Is there a train of thought: this band from Montreal is good, so this one will be too?
Liz: Not really. It’s all about how many downloads you’ve had on MySpace and stuff. But there’s no relation between bands just ‘cause of where they’re from – that’s like saying a family’s dad is an engineer and assuming the offspring is all smart. It’s stupid.
Chris: Most of the bands in Montreal aren’t even from Montreal.
Liz: Just like all the Brooklyn bands.
Chris: Like, not one member of Arcade Fire is actually from Montreal. When we all moved there in ’99, it was to go to university, and that’s where a lot of bands formed.
Liz: Arcade Fire, they all came to Montreal to go to university.
Do musicians purposefully move to Montreal to ‘make it’?
Eric: I don’t think it works like that – I don’t think anyone moves to Montreal to be a star.
Liz: It’s not like LA yet. Is London like that? Really?
Yeah, pretty much. No-mark bands playing the Barfly night in, night out… all shit.
Eric: That’s crazy. I think people go to Montreal just ‘cause, if you’re a musician, that’s where the music is happening. There are shows every night, and there are other musicians and people playing music you like. There are people you want to play music with. When I moved to Montreal, I just wanted to play music – where I am from there is no music scene, so I didn’t want to live there. Music is everywhere in Montreal, but I didn’t move there to be a star! I didn’t go there to find the right band to tour the UK with.
Liz: Yeah, Eric formed Land of Talk…!
Eric: I dunno, maybe some people do think that way.
Liz: I know that some people do, but they pretend not to.
Eric: The people that arrive with those goals, they’re the ones that don’t make it, though. I think that’s weird – to pursue something like that in the world.
Have you encountered many of these people at hometown shows?
Liz: I used to work at a Montreal venue, and I did used to see some of that. It was fun to watch. With all the A&R people there, and then they’d leave and the proper people would come in. To hear the people talking at the back: “Oh, I like his jeans”. It was so funny. Part the hair to the left, not to the right.

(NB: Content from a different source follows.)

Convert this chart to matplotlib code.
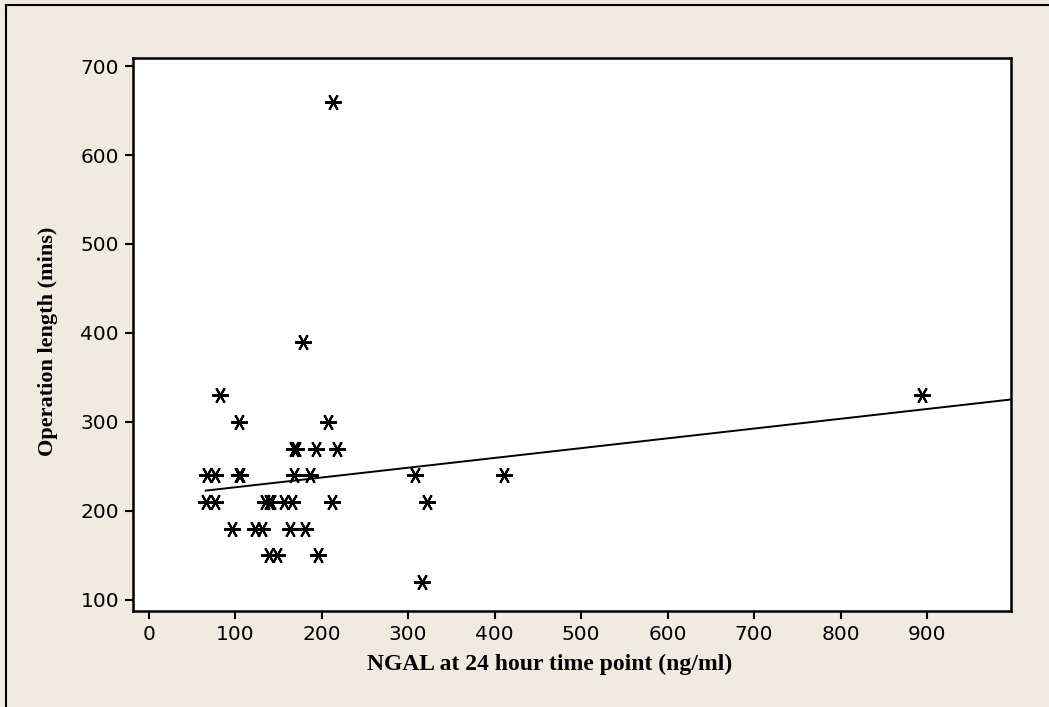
import matplotlib
matplotlib.use("Agg")
import matplotlib.pyplot as plt
import numpy as np

# NGAL at 24 h (ng/ml) vs operation length (mins)
ngal = [213, 179, 82, 894, 105, 207,
        168, 171, 194, 218,
        67, 77, 104, 106, 168, 187, 308, 411,
        66, 77, 135, 139, 142, 157, 166, 212, 322,
        97, 123, 131, 164, 181,
        139, 149, 196,
        316]
op_len = [660, 390, 330, 330, 300, 300,
          270, 270, 270, 270,
          240, 240, 240, 240, 240, 240, 240, 240,
          210, 210, 210, 210, 210, 210, 210, 210, 210,
          180, 180, 180, 180, 180,
          150, 150, 150,
          120]

# fitted line as drawn in the original
fit_intercept = 215.6
fit_slope = 0.110

x_ticks = [0, 100, 200, 300, 400, 500, 600, 700, 800, 900]
y_ticks = [100, 200, 300, 400, 500, 600, 700]

W, H = 1049, 707
bg = "#EFEBE1"
fig = plt.figure(figsize=(W / 100, H / 100), dpi=100, facecolor=bg)
ax = fig.add_axes([133/W, 1 - 611/H, (1011-133)/W, (611-58)/H])
ax.set_facecolor("white")

ax.plot(ngal, op_len, linestyle="none", marker=(6, 2, 30), markersize=12,
        markeredgewidth=1.5, color="black")

xl = np.array([min(ngal), 1000])
ax.plot(xl, fit_intercept + fit_slope * xl, color="black", lw=1.4)

ax.set_xlim(-18, 997)
ax.set_ylim(87.6, 709)
ax.set_xticks(x_ticks)
ax.set_yticks(y_ticks)
ax.tick_params(direction="out", length=6, width=1.5, labelsize=14.5,
               top=False, right=False, pad=4)
for s in ax.spines.values():
    s.set_linewidth(1.8)

fig.text(550/W, 1 - 664/H, "NGAL at 24 hour time point (ng/ml)",
         family="Liberation Serif", weight="bold", fontsize=17,
         ha="center", va="center")
fig.text(48/W, 1 - 341/H, "Operation length (mins)",
         family="Liberation Serif", weight="bold", fontsize=16,
         ha="center", va="center", rotation=90)

# outer frame (top and left edges visible)
fig.add_artist(plt.Line2D([6/W, 6/W], [0, 1 - 5/H], color="black", lw=1.5,
                          transform=fig.transFigure))
fig.add_artist(plt.Line2D([6/W, 1], [1 - 5/H, 1 - 5/H], color="black", lw=1.5,
                          transform=fig.transFigure))

fig.savefig("out.png", dpi=100, facecolor=bg)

You know there is a way to part your hair if you’re a man: on the left, my dad always told me…
Liz: Oh shit! Is this right? Oh Eric, you have a vagina…
Chris: Just take a picture of him for the article.

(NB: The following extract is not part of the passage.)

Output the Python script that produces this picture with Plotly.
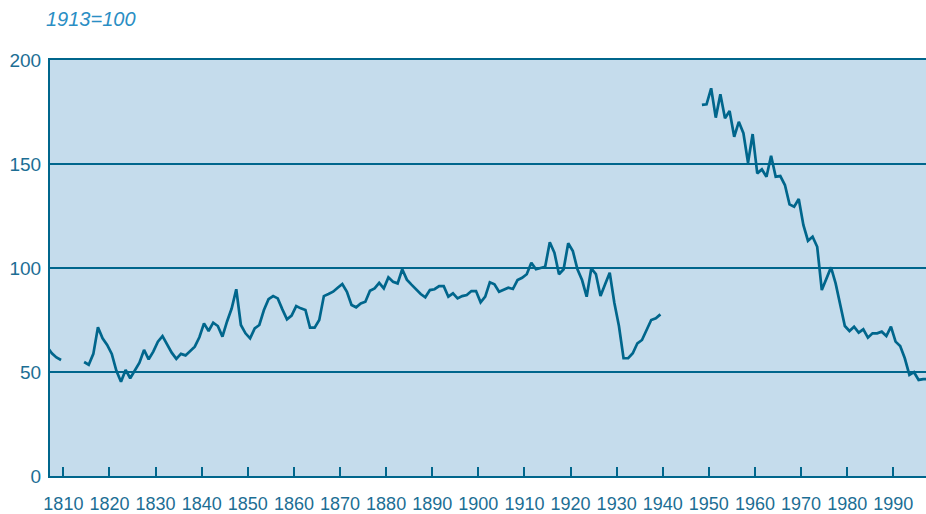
import plotly.graph_objects as go

years = list(range(1806, 1998))

seg1_years = [1806, 1807, 1808, 1809]
seg1_vals = [62, 59, 57, 55.8]

seg2_years = list(range(1814, 1940))
seg2_vals = [
    54.8, 53.5, 58.7, 71.5, 66.2, 63.0, 58.7, 50.6, 45.3, 51.0,   # 1814-1823
    47.0, 50.6, 54.5, 60.6, 56.1, 59.8, 64.6, 67.3, 63.5, 59.3,   # 1824-1833
    56.3, 58.7, 58.0, 60.3, 62.2, 66.7, 73.4, 69.7, 73.7, 72.1,   # 1834-1843
    67.0, 74.3, 80.5, 89.8, 72.6, 68.6, 66.2, 71.0, 72.6, 79.8,   # 1844-1853
    85.0, 86.5, 85.4, 80.1, 75.3, 77.1, 81.7, 80.6, 79.8, 71.3,   # 1854-1863
    71.3, 75.0, 86.5, 87.5, 88.6, 90.5, 92.3, 88.6, 82.2, 81.1,   # 1864-1873
    83.0, 83.8, 89.1, 90.2, 92.9, 90.2, 95.5, 93.4, 92.6, 99.4,   # 1874-1883
    94.4, 92.0, 89.6, 87.5, 85.9, 89.4, 89.8, 91.3, 91.3, 86.2,   # 1884-1893
    87.8, 85.4, 86.5, 87.0, 88.9, 88.9, 83.5, 86.2, 93.1, 92.2,   # 1894-1903
    88.6, 89.4, 90.5, 89.9, 94.2, 95.3, 97.0, 102.5, 99.4, 100.0, # 1904-1913
    100.6, 112.4, 107.4, 97.0, 99.4, 111.9, 108.2, 99.4, 94.2, 86.2,  # 1914-1923
    99.8, 97.1, 86.5, 92.2, 97.7, 83.3, 72.1, 56.6, 56.6, 59.0,   # 1924-1933
    63.8, 65.4, 69.9, 75.0, 75.8, 77.7,                           # 1934-1939
]

seg3_years = list(range(1948, 1998))
seg3_vals = [
    178.4, 178.7, 186.4, 172.3, 183.5, 172.0, 175.5, 163.1, 170.3, 164.8,  # 1948-1957
    150.6, 164.4, 145.5, 147.4, 143.9, 154.0, 143.9, 144.2, 139.9, 130.6,  # 1958-1967
    129.5, 133.2, 120.7, 113.1, 115.0, 110.2, 89.4, 94.8, 100.3, 92.6,     # 1968-1977
    83.0, 72.1, 69.7, 71.8, 68.9, 70.5, 66.5, 68.6, 68.6, 69.4,            # 1978-1987
    67.3, 71.8, 64.6, 62.5, 56.6, 48.6, 49.9, 46.2, 46.6, 46.6,            # 1988-1997
]

decade_labels = [str(d) for d in range(1810, 2000, 10)]
y_ticks = [0, 50, 100, 150, 200]

lookup = {}
for ys, vs in ((seg1_years, seg1_vals), (seg2_years, seg2_vals), (seg3_years, seg3_vals)):
    for y, v in zip(ys, vs):
        lookup[y] = v
values = [lookup.get(y) for y in years]

LINE = "#00668c"
TXT = "#1c6e94"
BG = "#c5dcec"

fig = go.Figure()
fig.add_trace(go.Scatter(
    x=years, y=values, mode="lines", connectgaps=False,
    line=dict(color=LINE, width=2.7), hoverinfo="skip", showlegend=False,
))

fig.update_layout(
    width=926, height=514,
    margin=dict(l=50, r=0, t=60, b=38),
    paper_bgcolor="white", plot_bgcolor=BG,
    font=dict(family="Liberation Sans, Arial, sans-serif", size=19, color=TXT),
    annotations=[dict(
        text="<i>1913=100</i>", xref="paper", yref="paper", x=-0.007, y=1.0,
        yshift=41, xanchor="left", yanchor="middle", showarrow=False,
        font=dict(size=20, color="#2a8ec4", family="Liberation Sans, Arial, sans-serif"),
    )],
)

fig.update_xaxes(
    range=[1806.6, 1996.6], automargin=False,
    tickvals=[int(t) - 0.5 for t in decade_labels], ticktext=decade_labels,
    ticks="inside", ticklen=9, tickwidth=1.5, tickcolor=LINE,
    tickfont=dict(size=18),
    showline=True, linecolor=LINE, linewidth=2, mirror=True,
    showgrid=False, zeroline=False, ticklabelstandoff=10,
)
fig.update_yaxes(
    range=[0, 200], tickvals=y_ticks, ticks="", ticklabelstandoff=3, automargin=False,
    showline=True, linecolor=LINE, linewidth=2,
    showgrid=True, gridcolor=LINE, gridwidth=1.5, zeroline=False,
)

fig.write_html(
    "out.html",
    config={"displayModeBar": False},
    post_script="document.body.style.margin='0';document.body.style.overflow='hidden';",
)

Righto: where do you guys see yourselves in five years?
Liz: You’re talking crystal vision? I keep my crystal visions to myself.
Chris: God only knows. It’s hard to even think what’s happening next week.
Liz: It’s scary to think about it. Right now, where I’m feeling kinda stagnant this week, I feel like maybe we’re a bit claustrophobic and get away from each other a bit. Some days it’s an adventure.
You get homesick at all?
Eric: This week I have felt homesick every single day, cause we are not busy. If we are, and we’re loading in and soundchecking…
Liz: You feel busy.
Eric: Driving and seeing things…
You’re staying down in Dulwich though: it’s nice down there.
Liz: Dulwich is beautiful, but it’s been raining everyday and we have no money.
Chris: We feel like useless people right now.
Liz: We feel like useless pieces of shit. We can’t even work the television!
Chris: It has a manual and, like, ten thousand remotes. I’m like… it’s rack-mounted, seriously, filled with things. It’s bigger than that (pointing at the DiSopolis’ arrangement of seperates)… that’s nothing.
Liz: Nothing, that is nothing.
Chris: Back to the question, I guess we’re just not taking anything for granted.
Liz: Maybe we do have a lack of vision right now, but you have to be careful what you wish for, and I do feel exhausted right now. I did want for all this to happen, and now I am like, “Holy shit, what about the music?” Like, no offence, but a lot of our time is taken up by press and publicity, and stuff about what we look like. I guess it doesn’t really matter what the album’s like, sometimes – an article can mean more than the music of a band. We’re a band, and the only thing I’ve ever known to do half right is write a song, and now it’s turned out like we’re these politicians, like we’re ambassadors for Canada or something. Like, would it be better if we were really difficult and didn’t do any press, like Godspeed? What are we aiming for here, what is our aim? I mean it is part of the process, but… But this is like, one in 34 where it’s a good interview and you’re not wasting someone’s time and you’re properly engaging, and you’re not like, “How big are your boobies?”*… not that anyone has ever asked that. You should read Field Music’s blog about this stuff… we toured with them thinking they were gonna break up, but they’re not. It says everything on their MySpace blog. It’s so articulate. I’m gonna tattoo that right here (points at forearm, left), and the Brian Eno interview here (forearm, right).
Last question: please justify your existence in five words.
Liz: I was hoping you wouldn’t ask that question! I don’t even know what it means. Wait… I… Don’t… Know… What… Means.
Hadouken! offered: “We Are Not The Fratellis”.
Liz: Who are the Fratellis? What!? I’ve heard the name. Oh gosh…
Chris: What was that band on TV the other day? Oh, The Hives?
Liz: “Here comes another one! Are you ready, baaay-beeee…?!”
Eric: The Fratellis are pretty big aren’t they?
Yeah, but there’s a huge audience for truly fucking shit music in the UK right now.
Liz: Jesus fucking Christ… Here: “Fucking Jesus fucking suck cunt”. That works!
Land Of Talk’s Applause Cheer Boo Hiss was released on Monday through One Little Indian. The band’s MySpace can be found here.
*It should be stressed, here, that despite listening back to the recording a dozen times, this could not be perfectly understood. It sounded, for all the world, like ‘boobies’. We’d like to think it was ‘boobies’, too.